Monday, October 16, 2006

T-minus 3 days and Counting

My students and I leave for Eastern Europe in three short days. We will explore simplicity, striking out on our own, and meditate on the fragility of life. First a stay in Romanian village, Villae Populi, helping at an orphanage, seeing Bucharest, Ploesti and perhaps Brasav in Transylvania, then take the train to Krakow, Poland. There we will visit Auschwitz, and be still. We will meditate, write, and remember where we have come from and reflect on where we are going.

I think of one of my students who will not be with us. His grandmother was a survivor of Auschwitz. She was going to meet us and her grandson in Krakow. She would have shared her story with us, and with her grandson. It would have been an honor to be a witness to such a story, of a grandmother who survived so much, before, during and after the Holocaust.

My student fell apart on a recent home visit. His girlfriend broke up with him and so, devastated, he got drunk, smoked pot and did coke to excess. His addictions are running rampant, and so he is now getting the help he needs at another placement for the next 50 or so days. He reminds me of one of my students that I lost to a drug overdose. I still haven’t and maybe never will get over losing her.

His voice is growing so strong, his sense of himself in a larger more important story growing equally strong. But his demons, so strong as well. He is the hero of his story, and has all the makings of a tragic hero. We are rooting for him, so personally invested in him now.

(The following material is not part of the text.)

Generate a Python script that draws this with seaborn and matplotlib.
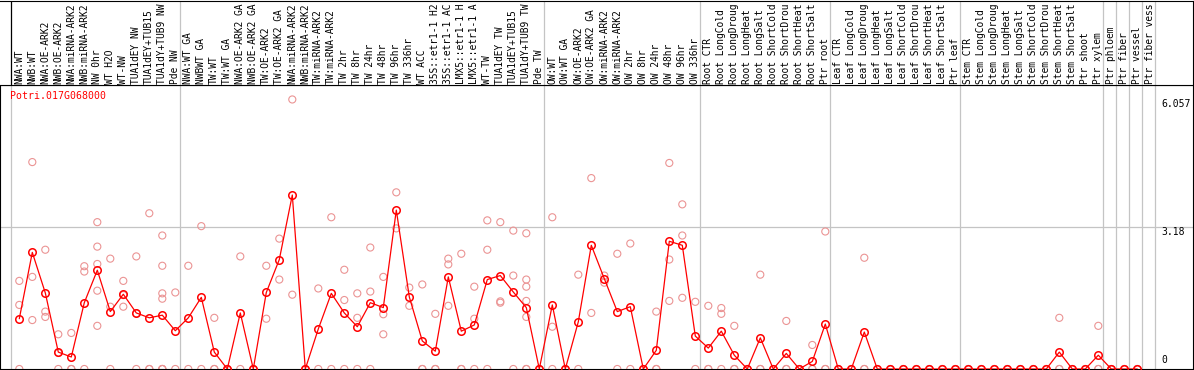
import numpy as np
import pandas as pd
import matplotlib
matplotlib.use('Agg')
import matplotlib.pyplot as plt
import seaborn as sns

# sample names, as far as they are visible in the header
samples = [
    'NWA:WT', 'NWB:WT', 'NWA:OE-ARK2', 'NWB:OE-ARK2', 'NWA:miRNA-ARK2', 'NWB:miRNA-ARK2',
    'NW 0hr', 'WT H2O', 'WT-NW', 'TUA1dEY NW', 'TUA1dEY+TUB15', 'TUA1dY+TUB9 NW', 'Pde NW',
    'NWA:WT GA', 'NWBWT GA', 'TW:WT', 'TW:WT GA', 'NWA:OE-ARK2 GA', 'NWB:OE-ARK2 GA',
    'TW:OE-ARK2', 'TW:OE-ARK2 GA', 'NWA:miRNA-ARK2', 'NWB:miRNA-ARK2', 'TW:miRNA-ARK2',
    'TW:miRNA-ARK2', 'TW 2hr', 'TW 8hr', 'TW 24hr', 'TW 48hr', 'TW 96hr', 'TW 336hr',
    'WT ACC', '35S::etr1-1 H2', '35S::etr1-1 AC', 'LMX5::etr1-1 H', 'LMX5::etr1-1 A',
    'WT-TW', 'TUA1dEY TW', 'TUA1dEY+TUB15', 'TUA1dY+TUB9 TW', 'Pde TW',
    'OW:WT', 'OW:WT GA', 'OW:OE-ARK2', 'OW:OE-ARK2 GA', 'OW:miRNA-ARK2', 'OW:miRNA-ARK2',
    'OW 2hr', 'OW 8hr', 'OW 24hr', 'OW 48hr', 'OW 96hr', 'OW 336hr',
    'Root CTR', 'Root LongCold', 'Root LongDroug', 'Root LongHeat', 'Root LongSalt',
    'Root ShortCold', 'Root ShortDrou', 'Root ShortHeat', 'Root ShortSalt', 'Ptr root',
    'Leaf CTR', 'Leaf LongCold', 'Leaf LongDroug', 'Leaf LongHeat', 'Leaf LongSalt',
    'Leaf ShortCold', 'Leaf ShortDrou', 'Leaf ShortHeat', 'Leaf ShortSalt', 'Ptr leaf',
    'Stem CTR', 'Stem LongCold', 'Stem LongDroug', 'Stem LongHeat', 'Stem LongSalt',
    'Stem ShortCold', 'Stem ShortDrou', 'Stem ShortHeat', 'Stem ShortSalt', 'Ptr shoot',
    'Ptr xylem', 'Ptr phloem', 'Ptr fiber', 'Ptr vessel', 'Ptr fiber vess',
]

# mean expression per sample (red line)
means = [
    1.13, 2.62, 1.71, 0.38, 0.27, 1.49, 2.22, 1.29, 1.68, 1.26, 1.15, 1.21, 0.86,
    1.15, 1.61, 0.38, 0, 1.26, 0, 1.72, 2.46, 3.91, 0, 0.90, 1.70, 1.26, 0.95,
    1.49, 1.38, 3.57, 1.62, 0.63, 0.40, 2.07, 0.85, 0.99, 2.01, 2.10, 1.73, 1.38, 0,
    1.44, 0, 1.06, 2.78, 2.03, 1.29, 1.40, 0, 0.42, 2.87, 2.78, 0.74,
    0.47, 0.85, 0.31, 0, 0.70, 0, 0.35, 0, 0.17, 1.01,
    0, 0, 0.83, 0, 0, 0, 0, 0, 0, 0,
    0, 0, 0, 0, 0, 0, 0, 0.38, 0, 0,
    0.31, 0, 0, 0, np.nan,
]

# individual replicates (light red circles)
replicates = [
    [1.98, 1.44, 0], [4.65, 2.07, 1.10], [2.68, 1.29, 1.17], [0.78, 0.36, 0], [0.81, 0, 0],
    [2.31, 2.19, 0], [3.30, 2.75, 2.36, 1.76, 0.97], [2.48, 1.40, 0], [1.98, 1.66, 1.40],
    [2.53, 1.25, 0], [3.50, 0, 0], [3.00, 2.32, 1.70, 1.58, 0, 0, 0], [1.72, 0],
    [2.32, 0], [3.21, 0], [1.15, 0, 0], [0, 0, 0], [2.53, 0], [0, 0], [2.32, 1.13],
    [2.93, 2.01], [6.057, 1.67], [0, 0], [1.81, 0], [3.41, 0], [2.23, 1.55, 0],
    [1.70, 1.15, 0], [2.73, 1.74, 0], [2.07, 1.23, 0.78], [3.97, 3.16], [1.83, 1.42],
    [1.90, 0, 0], [1.24, 0, 0], [2.48, 2.35, 1.42], [2.59, 0, 0], [1.85, 1.13, 0],
    [3.34, 2.68, 0], [3.30, 1.52, 1.49], [3.11, 2.10, 0], [3.05, 2.01, 1.85, 1.53, 1.17, 0, 0],
    [0, 0], [3.41, 0.95, 0], [0, 0], [2.12, 0], [4.29, 1.26], [2.10, 1.94], [2.59, 0],
    [2.82, 0], [0, 0], [1.29, 0, 0], [4.63, 2.46, 1.53], [3.70, 3.00, 1.60], [1.51, 0],
    [1.42, 0, 0], [1.37, 1.24, 0], [0.97, 0, 0], [0, 0], [2.12, 0, 0], [0, 0], [1.08, 0, 0],
    [0, 0], [0.54, 0, 0], [3.09, 0, 0],
    [0, 0], [0, 0], [2.50, 0, 0], [0, 0], [0, 0], [0, 0], [0, 0], [0, 0], [0, 0], [0, 0],
    [0, 0], [0, 0], [0, 0], [0, 0], [0, 0], [0, 0], [0, 0], [1.15, 0, 0], [0, 0], [0, 0],
    [0.97, 0, 0], [0, 0], [0, 0], [0, 0], [],
]

# last sample index of each group (vertical separators)
group_ends = [12, 40, 52, 62, 72, 83, 84, 85, 86, 87]
y_ticks = [6.057, 3.18, 0]
gene = 'Potri.017G068000'

df_mean = pd.DataFrame({'pos': np.arange(len(samples)), 'expr': means})
df_rep = pd.DataFrame(
    [(i, v) for i, reps in enumerate(replicates) for v in reps], columns=['pos', 'expr']
)

sns.set_style('white')
plt.rcParams['font.family'] = ['DejaVu Sans Mono']

W, H = 1194, 370
fig = plt.figure(figsize=(W / 100, H / 100), dpi=100)
x_lim = (-19.3 / 13, (W - 1 - 19.3) / 13)
ppu = 44.5  # pixels per unit of expression

ax = fig.add_axes([0, 1 / H, (W - 1) / W, 284 / H])
head = fig.add_axes([0, 285 / H, (W - 1) / W, 84.5 / H])

for a in (ax, head):
    a.set_xlim(*x_lim)
    a.set_xticks([])
    a.set_yticks([])
    for s in a.spines.values():
        s.set_color('black')
        s.set_linewidth(0.8)
    for e in group_ends:
        a.axvline(e + 0.38, color='#c4c4c4', lw=0.9, zorder=0)

ax.set_ylim(0, 284 / ppu)
head.set_ylim(0, 1)
head.spines['left'].set_visible(False)
head.axvline(-0.62, color='black', lw=0.9)
ax.axvline(-0.62, color='#c4c4c4', lw=0.9, zorder=0)
ax.axhline(y_ticks[1], color='#c4c4c4', lw=0.9, zorder=0)

sns.scatterplot(data=df_rep, x='pos', y='expr', ax=ax, marker='o', s=26,
                facecolor='none', edgecolor='#eb9494', linewidth=0.8, zorder=2)
sns.lineplot(data=df_mean, x='pos', y='expr', ax=ax, color='red', lw=0.9,
             errorbar=None, marker='o', markersize=5.4, markerfacecolor='none',
             markeredgecolor='red', markeredgewidth=1.1, zorder=3)
ax.set_xlabel('')
ax.set_ylabel('')

for i, name in enumerate(samples):
    head.text(i, 0.015, name, rotation=90, ha='center', va='bottom',
              fontsize=6.9, color='black', clip_on=True)

for v in y_ticks:
    ax.text(len(samples) - 0.12, v + (0.1 if v == 0 else 0), str(v),
            ha='left', va='bottom' if v == 0 else 'top', fontsize=7.0, color='black')

ax.text(0.0084, 0.962, gene, transform=ax.transAxes, ha='left', va='center',
        fontsize=7.1, color='red')

fig.savefig('out.png', dpi=100)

I will miss not having him with me overseas. My friend, my little brother. Such an empty spot, so rooted inside of me.
Indeed life is a fragile gift, and I am thankful for it. So full and so fragile, and hopefully so enduring; an undying hymn of praise.

Tupelo Press

Before too long I will hear news about which manuscripts were chosen by Tupelo Press during their open submission period this summer. Last year, I received a lovely and encouraging letter from Jeffrey Levine, and later became a semi-finalist in the ‘05 Dorset Prize competition.

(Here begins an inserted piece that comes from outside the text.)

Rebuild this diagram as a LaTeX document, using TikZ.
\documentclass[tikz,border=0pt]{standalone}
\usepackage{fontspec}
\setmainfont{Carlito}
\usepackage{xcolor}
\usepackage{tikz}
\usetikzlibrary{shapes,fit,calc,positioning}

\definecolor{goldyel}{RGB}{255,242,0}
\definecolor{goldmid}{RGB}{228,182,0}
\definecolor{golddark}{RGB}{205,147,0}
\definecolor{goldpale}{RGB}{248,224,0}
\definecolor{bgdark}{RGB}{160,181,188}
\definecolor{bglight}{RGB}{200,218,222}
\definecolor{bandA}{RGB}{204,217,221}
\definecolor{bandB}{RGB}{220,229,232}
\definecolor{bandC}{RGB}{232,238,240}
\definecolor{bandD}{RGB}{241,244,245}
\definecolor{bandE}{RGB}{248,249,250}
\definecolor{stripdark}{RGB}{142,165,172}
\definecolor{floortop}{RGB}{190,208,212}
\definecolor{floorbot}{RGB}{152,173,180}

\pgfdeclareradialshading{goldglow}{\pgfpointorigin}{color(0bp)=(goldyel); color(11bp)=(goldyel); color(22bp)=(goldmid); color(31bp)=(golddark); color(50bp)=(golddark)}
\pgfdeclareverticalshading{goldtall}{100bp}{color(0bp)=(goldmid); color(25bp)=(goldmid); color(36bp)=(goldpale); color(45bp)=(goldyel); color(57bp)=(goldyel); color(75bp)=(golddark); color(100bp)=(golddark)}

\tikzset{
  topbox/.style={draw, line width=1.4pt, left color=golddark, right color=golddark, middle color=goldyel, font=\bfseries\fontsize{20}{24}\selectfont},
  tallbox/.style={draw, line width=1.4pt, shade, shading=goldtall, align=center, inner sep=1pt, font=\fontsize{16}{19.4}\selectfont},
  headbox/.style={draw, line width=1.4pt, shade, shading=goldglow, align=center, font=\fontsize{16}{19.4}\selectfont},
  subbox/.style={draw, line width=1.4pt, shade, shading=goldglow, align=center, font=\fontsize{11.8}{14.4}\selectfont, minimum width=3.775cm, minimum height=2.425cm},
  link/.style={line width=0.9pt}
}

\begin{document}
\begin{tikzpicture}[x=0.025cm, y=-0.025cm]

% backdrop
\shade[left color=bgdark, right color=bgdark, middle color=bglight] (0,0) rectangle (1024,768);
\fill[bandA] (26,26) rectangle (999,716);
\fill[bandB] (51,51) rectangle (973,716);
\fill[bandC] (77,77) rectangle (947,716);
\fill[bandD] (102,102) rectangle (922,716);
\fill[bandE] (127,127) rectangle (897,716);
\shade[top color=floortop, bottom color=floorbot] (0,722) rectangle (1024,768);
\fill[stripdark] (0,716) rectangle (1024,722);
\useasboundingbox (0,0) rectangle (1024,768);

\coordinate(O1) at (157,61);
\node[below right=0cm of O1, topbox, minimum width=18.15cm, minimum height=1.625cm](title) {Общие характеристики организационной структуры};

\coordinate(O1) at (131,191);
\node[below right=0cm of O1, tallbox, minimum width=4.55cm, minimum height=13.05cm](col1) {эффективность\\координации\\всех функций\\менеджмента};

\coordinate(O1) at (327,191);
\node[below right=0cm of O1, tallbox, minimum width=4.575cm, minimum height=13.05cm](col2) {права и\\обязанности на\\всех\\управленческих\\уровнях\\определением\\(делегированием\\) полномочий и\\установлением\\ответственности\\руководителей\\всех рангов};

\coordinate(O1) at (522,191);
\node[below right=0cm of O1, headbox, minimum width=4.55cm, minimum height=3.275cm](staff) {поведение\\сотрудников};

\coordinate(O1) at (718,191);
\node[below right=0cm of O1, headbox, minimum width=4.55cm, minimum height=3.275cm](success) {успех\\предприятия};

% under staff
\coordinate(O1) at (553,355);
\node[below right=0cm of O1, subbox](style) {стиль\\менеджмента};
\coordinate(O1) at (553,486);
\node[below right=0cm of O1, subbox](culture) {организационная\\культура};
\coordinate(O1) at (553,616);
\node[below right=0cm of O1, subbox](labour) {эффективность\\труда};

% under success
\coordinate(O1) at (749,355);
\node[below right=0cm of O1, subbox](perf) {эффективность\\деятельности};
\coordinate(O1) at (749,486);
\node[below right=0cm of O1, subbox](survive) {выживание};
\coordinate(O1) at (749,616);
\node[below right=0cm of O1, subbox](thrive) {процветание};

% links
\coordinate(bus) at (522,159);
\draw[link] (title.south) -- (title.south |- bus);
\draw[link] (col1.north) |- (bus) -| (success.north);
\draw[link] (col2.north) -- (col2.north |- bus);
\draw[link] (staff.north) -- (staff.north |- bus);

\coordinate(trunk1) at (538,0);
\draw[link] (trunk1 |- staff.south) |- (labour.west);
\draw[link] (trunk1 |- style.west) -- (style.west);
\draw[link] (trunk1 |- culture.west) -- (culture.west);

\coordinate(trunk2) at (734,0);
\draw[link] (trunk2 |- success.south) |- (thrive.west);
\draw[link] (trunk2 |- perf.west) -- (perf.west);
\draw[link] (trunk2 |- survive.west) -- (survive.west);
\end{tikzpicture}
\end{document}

Only time will tell if this is the closest I will ever get to getting the book out into the world. But for now, I must be obedient to the vision, and keep submitting.

BendFilm

Independent films all day with a friend, we laugh out loud about our recent zombie movie, our latest collaboration. We run into his theater buddies all over town. He is trying to convince me to try out for “The Full Monty” which will audition in March. He tells this to all of the friends we meet. Pressure’s on.

Before oyster shooters in the Deschutes Brewery, C. Thomas Howell walks by, looking at us, amused by our slow celebrity recognition radar. Then at dusk, we huddle next to a patio campfire at an outdoor cigar bar sipping whiskey on the rocks, talking about future creative projects, while sparks crackle and swirl into the unknown sky.

Family Weekend

We finally found a weekend away, camping at the nearby Prineville Reservoir. Fishing at dusk with no luck, wading in the rapidly cooling reservoir, mud castles, swordfights in the grass under a forest of Juniper trees. Campfires, S’mores and Yahtzee by candlelight. Jaedon, groans like a man who bets and loses on the ponies, while the dice crackle in their plastic cup, “How about a Yahtzee, already?”

Balls

Trinity has lost interest in throwing the baseball around for several weeks now. It’s all been about football. So this is our game of catch nowadays: Jaedon is my halfback/center. He hikes it, takes handoffs from me, and Trinity runs the receiver patterns that my stepfather taught me when I was Trinity’s age; the buttonhook, the streak, the square-out, the corner-fake-dipsy-do, the long bomb curl…

Trinity has soft hands for his age, his body movement is growing more in synch with where he wants it to go, and Jaedon gleefully tackles the hell out of him on the lawn.
Meanwhile, I still carry Beth’s baseball with me in my backpack.